DCJ and CSER, which includes CANI and TUNGO sisters and brothers from ITUC.

Executive Secretary has reminded us GST (Global Stocktake) is an accountability exercise to see where we stand and to inform more ambitious actions

IPCC has made clear what’s left of our shrinking carbon budget but it is not their role to say how to manage the remaining atmospheric space. 

Parties must do this, but they are not under the Paris Agreement. We still face a free-for-all with the biggest free-riders speeding us over the cliff.
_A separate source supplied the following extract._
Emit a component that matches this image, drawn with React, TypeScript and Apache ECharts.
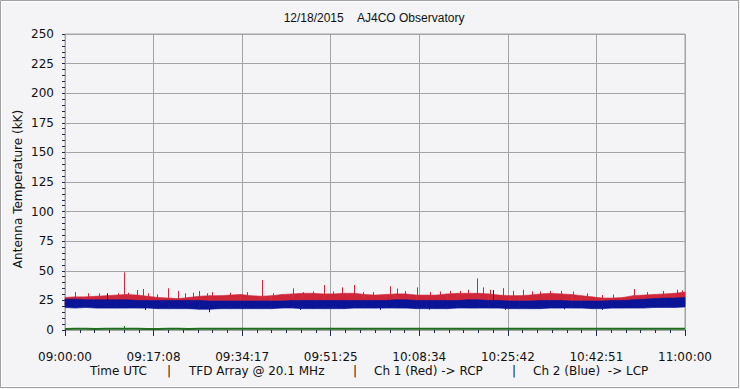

It’s the classic scenario anyone learns about in any basic economics class. 

Equitably sharing the remaining carbon space for a global just transition requires a fair shares frame to inform more ambitious actions from all.  Civil Society has proposed its methodology and several Parties have tabled their own methodologies for determining fair shares.

Next year’s political dialogue must reflect on the relevant technical data to transparently assess countries’ CBDR-RC. Operationalizing equity requires deep political discussion and very difficult decisions on which criteria are acceptable as equitable by all Parties to determine fair shares.

So we hope GST Co-Facilitators’ report includes references to the relevant data in used our submissions and repeated in our interventions, such as:

Dependence on fossil fuels by data on:

  • GDP from fossil fuels
  • Government revenue from fossil fuels
  • Employment percentages from fossil fuels

Capabilities to transition equitably such as:

  • Non-fossil fuel economic prospects for diversification
  • Fiscal and monetary health
  • Hard currency reserves to access foreign technologies
  • Education and training systems

That’s why Parties must responsibly manage the carbon budget, as prudently as your own governments’ national budgets, or, perhaps better, your own personal household budgets, precisely because you know all your loved ones depend on you.